Eccovi alcune foto recenti di piazza CLN (TO).
Guanti e primi piani
I primi piani sono all’ordine del giorno in questo film, tanto da risultare come marchio di fabbrica della regia. Le mani dell’assassino mentre indossa dei guanti sono state eseguite da Dario Argento in persona.
La sequenza a piazza CLN
Nella scena ambientata nell’attuale piazza CLN a Torino il personaggio interpretato da David Hemmings esce da un bar di notte per incontrare l’amico pianista: il bar è stato realizzato sulla base del famoso dipinto I nottambuli di Edward Hopper.
Scene tagliate (e recuperate)
Dopo gli 11 secondi di restauro effettuati nel 1993 per conto della Redemption, il DVD Platinum ha ripristinato la breve scena del combattimento tra due cani precedentemente scomparsa. La famosa scena della lucertola trafitta da uno spillo è tagliata malamente in alcune versioni.

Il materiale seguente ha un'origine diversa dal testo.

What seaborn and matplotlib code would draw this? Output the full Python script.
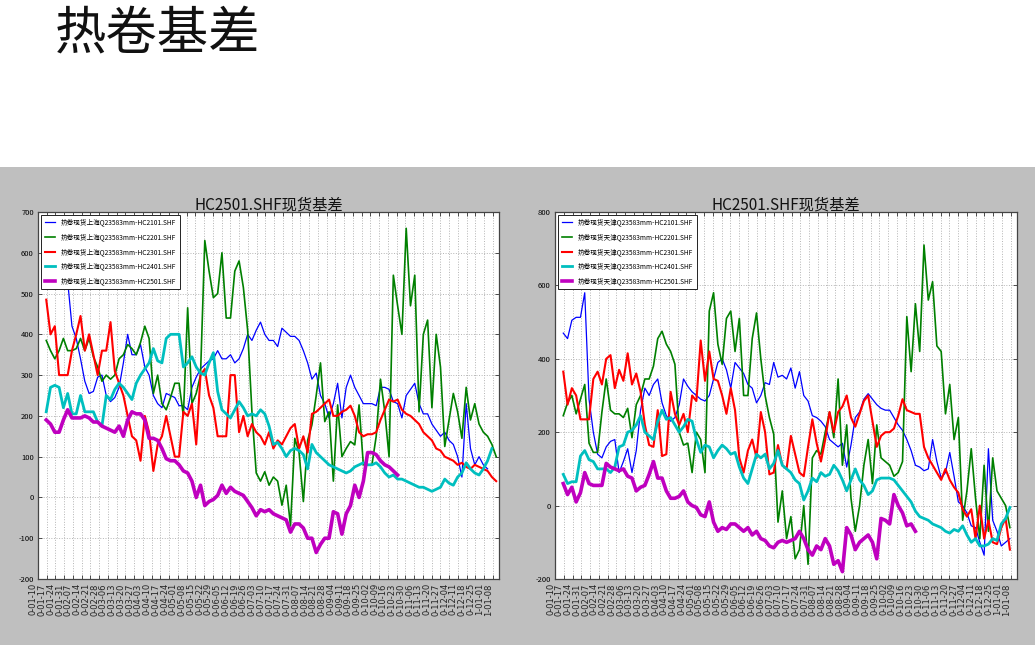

Nella maggioranza delle versioni internazionali le scene sono presenti (immagini tratte da movie-censorship.com)
Ispirazione
Stando a quanto dichiarato dallo sceneggiatore Bernardino Zapponi l’ispirazione per la realizzazione degli omicidi è stata guidata dal concepire le maniere più dolorose per procurarsi delle ferite. Il presupposto era che il dolore dovuto ad un urto accidentale con un mobile o una scottatura da acqua bollente fosse più familiare con il pubblico rispetto al classico colpo di arma da fuoco.
…Suspiria 2
A causa del grande successo in Giappone di Suspiria del 1977, Profondo rosso uscì col titolo Suspiria 2, per quanto tra i due film non ci sia alcun collegamento.
I brividi di angoscia
In Francia il film è uscito col titolo “Les Frissons de l’angoisse”, letteralmente “I brividi d’angoscia”.
Lo store di Profondo rosso
In via dei Gracchi a Roma (fermata metro più vicina: Lepanto) esiste il Profondo Rosso Store, il negozio ufficiale di Dario Argento (eccolo su Google Maps). Il regista vi organizza a volte eventi in loco e incontri con i fan.